Sad news recently in the Bujinkan.  Oguri Sensei passed away.  I will copy here what I wrote on my blog:

I was saddened to hear that Bujinkan Shihan Oguri Sensei had passed away.  While I only had some limited training with him I can say that it was exceptional.  I remember how kind it was of him to correct me during Hombu training under Hatsumi Sensei.  It was even more of a pleasure to have had the opportunity to train directly in his classes.  He will always be remembered for his smile and kind heart and the martial arts world is definitely a sadder place without him.

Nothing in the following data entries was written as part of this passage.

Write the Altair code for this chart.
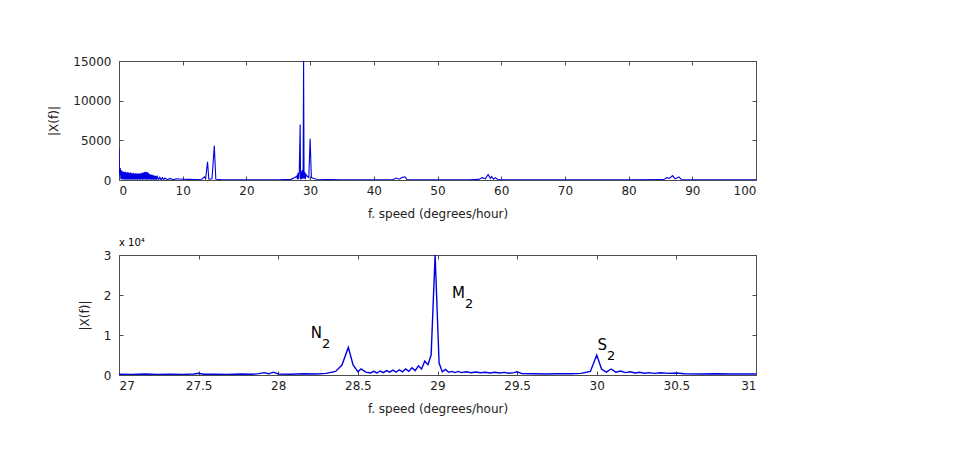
import altair as alt
import pandas as pd

# ---------------- data ----------------
top_speed = [0.0, 0.05, 0.1, 0.2, 0.3, 0.4, 0.5, 0.6, 0.7, 0.8, 0.9, 1.0, 1.1, 1.2, 1.3,
             1.4, 1.5, 1.6, 1.7, 1.8, 1.9, 2.0, 2.1, 2.2, 2.3, 2.4, 2.5, 2.6, 2.7, 2.8,
             2.9, 3.0, 3.1, 3.2, 3.3, 3.4, 3.5, 3.6, 3.7, 3.8, 3.9, 4.0, 4.1, 4.2, 4.3,
             4.4, 4.5, 4.6, 4.7, 4.8, 4.9, 5.0, 5.1, 5.2, 5.3, 5.4, 5.5, 5.6, 5.7, 5.8,
             5.9, 6.0, 6.2, 6.4, 6.6, 6.8, 7.0, 7.2, 7.6, 8.0, 8.5, 9.0, 10.0, 11.0, 12.0,
             13.0, 13.4, 13.6, 13.9, 14.1, 14.6, 14.96, 15.2, 16.0, 18.0, 20.0, 22.0, 25.0,
             27.0, 27.6, 27.9, 28.0, 28.1, 28.2, 28.3, 28.44, 28.5, 28.6, 28.7, 28.8,
             28.9, 28.98, 29.05, 29.15, 29.25, 29.35, 29.5, 29.8, 30.0, 30.2, 30.6, 31.0,
             33.0, 35.0, 40.0, 43.0, 43.5, 44.0, 44.4, 44.9, 45.2, 47.0, 55.0, 56.5, 57.0,
             57.5, 57.95, 58.3, 58.5, 58.8, 59.1, 59.5, 62.0, 70.0, 80.0, 85.5, 86.0, 86.4,
             86.9, 87.3, 87.9, 88.3, 92.0, 100.0]
top_amp = [4000, 1500, 600, 1500, 100, 1200, 80, 1100, 60, 1000, 50, 1050, 60, 950, 50,
           1000, 60, 900, 50, 950, 60, 850, 50, 900, 60, 800, 50, 850, 60, 800,
           50, 850, 60, 800, 50, 850, 60, 900, 50, 950, 60, 1000, 60, 1050, 50,
           1000, 60, 900, 50, 750, 60, 700, 50, 650, 40, 600, 40, 550, 40, 500,
           30, 450, 30, 350, 30, 300, 30, 250, 30, 200, 20, 150, 100, 80, 60,
           100, 400, 150, 2300, 100, 150, 4300, 100, 60, 40, 30, 30, 40,
           80, 300, 500, 100, 900, 100, 1000, 7000, 100, 1100, 100, 1300,
           200, 15000, 200, 1000, 100, 700, 500, 300, 5200, 300, 200, 100,
           60, 40, 30, 40, 250, 100, 300, 400, 50, 30, 30, 80, 300,
           150, 700, 200, 450, 100, 300, 40, 30, 20, 20, 50, 300, 200,
           550, 150, 400, 50, 20, 20]

bot_speed = [27.00, 27.08, 27.16, 27.24, 27.32, 27.40, 27.47, 27.50, 27.53, 27.60, 27.68,
             27.76, 27.84, 27.88, 27.91, 27.94, 27.97, 28.00, 28.08, 28.16, 28.24, 28.30,
             28.36, 28.40, 28.44, 28.47, 28.50, 28.52, 28.55, 28.58, 28.60, 28.62, 28.64,
             28.66, 28.68, 28.70, 28.72, 28.74, 28.76, 28.78, 28.80, 28.82, 28.84, 28.86,
             28.88, 28.90, 28.92, 28.94, 28.96, 28.985, 29.01, 29.03, 29.05, 29.07, 29.09,
             29.11, 29.13, 29.15, 29.18, 29.21, 29.24, 29.27, 29.30, 29.33, 29.36, 29.39,
             29.42, 29.45, 29.48, 29.50, 29.53, 29.60, 29.68, 29.76, 29.84, 29.90, 29.96,
             30.00, 30.03, 30.06, 30.09, 30.12, 30.15, 30.18, 30.21, 30.24, 30.27, 30.30,
             30.33, 30.36, 30.40, 30.45, 30.50, 30.55, 30.65, 30.75, 30.85, 31.00]
bot_amp = [200, 150, 250, 150, 200, 150, 250, 450, 200, 200, 150,
           250, 200, 350, 600, 300, 700, 250, 200, 300, 250, 400,
           900, 2500, 6900, 2500, 800, 1500, 700, 500, 900, 500, 1000,
           600, 1100, 700, 1200, 700, 1300, 800, 1500, 900, 1800, 1100,
           2300, 1500, 3500, 2600, 5000, 30000, 3000, 800, 1400, 700, 900,
           600, 900, 600, 800, 550, 750, 550, 700, 500, 700, 500,
           650, 450, 600, 800, 350, 300, 250, 300, 300, 400, 900,
           5000, 1500, 700, 1500, 700, 1000, 600, 800, 500, 700, 450,
           600, 400, 550, 400, 500, 300, 250, 300, 250, 250]

top_xticks = [0, 10, 20, 30, 40, 50, 60, 70, 80, 90, 100]
top_yticks = [0, 5000, 10000, 15000]
bot_xticks = [27, 27.5, 28, 28.5, 29, 29.5, 30, 30.5, 31]
bot_yticks = [0, 10000, 20000, 30000]

peak_letter = ["N", "M", "S"]
peak_sub = ["2", "2", "2"]
peak_x = [28.275, 29.173, 30.064]
peak_y = [9250, 19250, 6250]

exp_label = ["x 10\u2074"]
exp_x = [27]
exp_y = [30000]

# ---------------- styling ----------------
FONT = "DejaVu Sans"
LINE = "#0000e0"
BOX = "#4d4d4d"
X_TITLE = "f. speed (degrees/hour)"
Y_TITLE = "|X(f)|"
W = 637

top_df = pd.DataFrame({"f": top_speed, "a": top_amp})
bot_df = pd.DataFrame({"f": bot_speed, "a": bot_amp})
ann_df = pd.DataFrame({"x": peak_x, "y": peak_y, "name": peak_letter, "sub": peak_sub})
exp_df = pd.DataFrame({"x": exp_x, "y": exp_y, "t": exp_label})


def panel(df, xdom, ydom, xticks, yticks, height, xfmt, ylabel_expr, stroke_w,
          extra_layers_fn=None):
    xs = alt.Scale(domain=xdom, nice=False, zero=False)
    ys = alt.Scale(domain=ydom, nice=False, zero=False)
    y_axis_kwargs = dict(values=yticks, title=Y_TITLE, orient="left", offset=-4, tickSize=4,
                         domain=False, labelPadding=8, titlePadding=12, grid=False)
    if ylabel_expr:
        y_axis_kwargs["labelExpr"] = ylabel_expr
    else:
        y_axis_kwargs["format"] = "d"
    main = alt.Chart(df).mark_line(color=LINE, strokeWidth=stroke_w, clip=True).encode(
        x=alt.X("f:Q", scale=xs,
                axis=alt.Axis(values=xticks, title=X_TITLE, orient="bottom", offset=-4,
                              tickSize=4, domain=False, labelPadding=5,
                              titlePadding=12, format=xfmt, grid=False)),
        y=alt.Y("a:Q", scale=ys, axis=alt.Axis(**y_axis_kwargs)),
    )
    frame = alt.Chart(df).mark_line(opacity=0).encode(
        x=alt.X("f:Q", scale=xs,
                axis=alt.Axis(values=xticks, orient="top", labels=False, title=None,
                              offset=-4, tickSize=4, domain=False, grid=False)),
        y=alt.Y("a:Q", scale=ys,
                axis=alt.Axis(values=yticks, orient="right", labels=False, title=None,
                              offset=-4, tickSize=4, domain=False, grid=False)),
    )
    layers = [main, frame]
    if extra_layers_fn is not None:
        layers += extra_layers_fn(xs, ys)
    return alt.layer(*layers).resolve_axis(x="independent", y="independent").properties(
        width=W, height=height)


def bottom_extras(xs, ys):
    letters = alt.Chart(ann_df).mark_text(font=FONT, fontSize=15, align="right",
                                          baseline="alphabetic", color="black").encode(
        x=alt.X("x:Q", scale=xs, axis=None), y=alt.Y("y:Q", scale=ys, axis=None),
        text="name:N")
    subs = alt.Chart(ann_df).mark_text(font=FONT, fontSize=13, align="left",
                                       baseline="alphabetic", dy=10, color="black").encode(
        x=alt.X("x:Q", scale=xs, axis=None), y=alt.Y("y:Q", scale=ys, axis=None),
        text="sub:N")
    expo = alt.Chart(exp_df).mark_text(font=FONT, fontSize=10, align="left",
                                       baseline="alphabetic", dy=-9, color="black").encode(
        x=alt.X("x:Q", scale=xs, axis=None), y=alt.Y("y:Q", scale=ys, axis=None),
        text="t:N")
    return [letters, subs, expo]


top = panel(top_df, [0, 100], [0, 15000], top_xticks, top_yticks, 119, "d", None, 1.1)
bottom = panel(bot_df, [27, 31], [0, 30000], bot_xticks, bot_yticks, 120, "~g",
               "datum.value / 10000", 1.4, bottom_extras)

chart = alt.vconcat(top, bottom, spacing=17).properties(
    padding={"left": 39, "top": 46, "right": 5, "bottom": 5},
    background="white",
).configure_view(
    stroke=BOX, strokeWidth=1
).configure_axis(
    labelFont=FONT, titleFont=FONT, labelFontSize=12, titleFontSize=12,
    labelColor="#222222", titleColor="#222222", titleFontWeight="normal",
    tickColor=BOX, tickWidth=1
)

chart.save("out.html", embed_options={"renderer": "svg", "actions": False})
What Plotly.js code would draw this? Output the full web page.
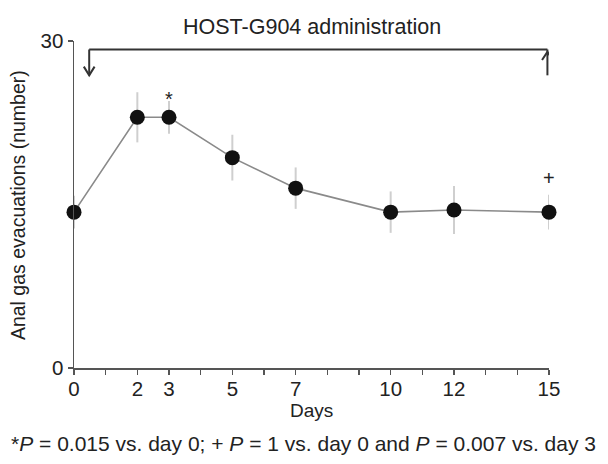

Here is some recent video footage of him:

www.youtube.com/watch?v=UwWdEFjBQ4E


----------



## seasoned (Jan 21, 2012)

Brian R. VanCise said:


> Sad news recently in the Bujinkan.  Oguri Sensei passed away.  I will copy here what I wrote on my blog:
> 
> I was saddened to hear that Bujinkan Shihan Oguri Sensei had passed away.  While I only had some limited training with him I can say that it was exceptional.  I remember how kind it was of him to correct me during Hombu training under Hatsumi Sensei.  It was even more of a pleasure to have had the opportunity to train directly in his classes.  *He will always be remembered for his smile and kind heart and the martial arts world is definitely a sadder place without him.
> 
> ...


Everyone should be so lucky as to be remembered for the above. May you RIP Shihan Oguri Sensei. :asian:


----------



## Chris Parker (Jan 22, 2012)

Condolences from myself and our school.


----------



## Indagator (Jan 22, 2012)

Eternal rest grant unto him, and may perpetual light shine upon him forever and ever.

May he rest in peace.


----------



## Randy Strausbaugh (Jan 23, 2012)

Rest in Peace.


----------



## Obi Wan Shinobi (Feb 18, 2012)

Condolences to his family and may he rest in Peace.


----------



## bljohnson (Mar 28, 2012)

Had very limited training with him but I really enjoyed his class. I will never forget how he laughed as he knocked me down and I looked so confused.


----------